Corrente do Mal é um dos poucos filmes de 2015 que realmente é imperdível. Mas vá preparado para assistir algo fora do comum, algo alternativo e até mesmo estranho. Mas assista-o, pois assusta e ao mesmo tempo é belo. Tem um clima intenso, uma trilha sonora incrível, cenas horripilantes e é uma grande novidade. Há algumas coisas inexplicáveis, como a cena da piscina. Tenho minhas teorias do que aquilo e o filme todo quiseram dizer. Mas pararei por aqui. Assista e tire suas próprias conclusões. O filme tece uma linha com a realidade e por isso é tão assustador. Nada assusta mais do que a realidade. Ainda mais quando sabe-se que morrerá. Esta obra de arte realmente é imperdível. E após ver este filme, você ficará com a sensação de que algo te persegue.

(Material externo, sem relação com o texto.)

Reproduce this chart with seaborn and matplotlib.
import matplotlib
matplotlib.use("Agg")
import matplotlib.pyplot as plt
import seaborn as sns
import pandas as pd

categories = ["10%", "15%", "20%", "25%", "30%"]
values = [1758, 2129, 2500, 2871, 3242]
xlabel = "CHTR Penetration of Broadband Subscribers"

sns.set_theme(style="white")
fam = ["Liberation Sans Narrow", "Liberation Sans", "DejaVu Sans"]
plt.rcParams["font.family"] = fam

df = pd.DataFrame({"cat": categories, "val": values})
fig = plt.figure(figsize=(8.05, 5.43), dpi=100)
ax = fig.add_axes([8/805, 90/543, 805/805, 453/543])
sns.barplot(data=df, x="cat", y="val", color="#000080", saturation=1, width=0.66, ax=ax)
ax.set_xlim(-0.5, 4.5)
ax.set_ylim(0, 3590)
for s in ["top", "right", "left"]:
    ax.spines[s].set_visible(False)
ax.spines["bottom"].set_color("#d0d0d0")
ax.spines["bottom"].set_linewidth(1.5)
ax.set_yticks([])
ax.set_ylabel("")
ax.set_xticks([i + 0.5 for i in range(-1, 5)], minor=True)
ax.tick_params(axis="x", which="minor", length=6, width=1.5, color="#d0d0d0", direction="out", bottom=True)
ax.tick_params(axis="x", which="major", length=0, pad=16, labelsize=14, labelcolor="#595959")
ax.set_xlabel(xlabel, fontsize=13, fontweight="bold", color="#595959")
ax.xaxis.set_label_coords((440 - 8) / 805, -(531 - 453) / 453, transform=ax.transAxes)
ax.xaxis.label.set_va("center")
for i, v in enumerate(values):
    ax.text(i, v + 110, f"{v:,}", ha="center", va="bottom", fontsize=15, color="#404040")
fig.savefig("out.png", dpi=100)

Direção: David Robert Mitchell

Elenco: Keir Gilchrist, Carollette Phillips, Loren Bass, Olivia Luccardi, Lili Sepe, Maika Monroe, Jake Weary, Daniel Zovatto.

Sinopse: A jovem Jay (Monroe), de 19 anos, leva uma vida tranquila, se dedicando aos estudos, paqueras e fins de semana no lago. Mas depois de um encontro sexual aparentemente inocente, ela se vê atormentada por estranhas visões e um sentimento constante de que alguém ou algo está a seguindo. Diante deste fardo, Jay conta com a ajuda dos amigos para encontrar uma maneira de escapar dos horrores que parecem estar a poucos passos de distância.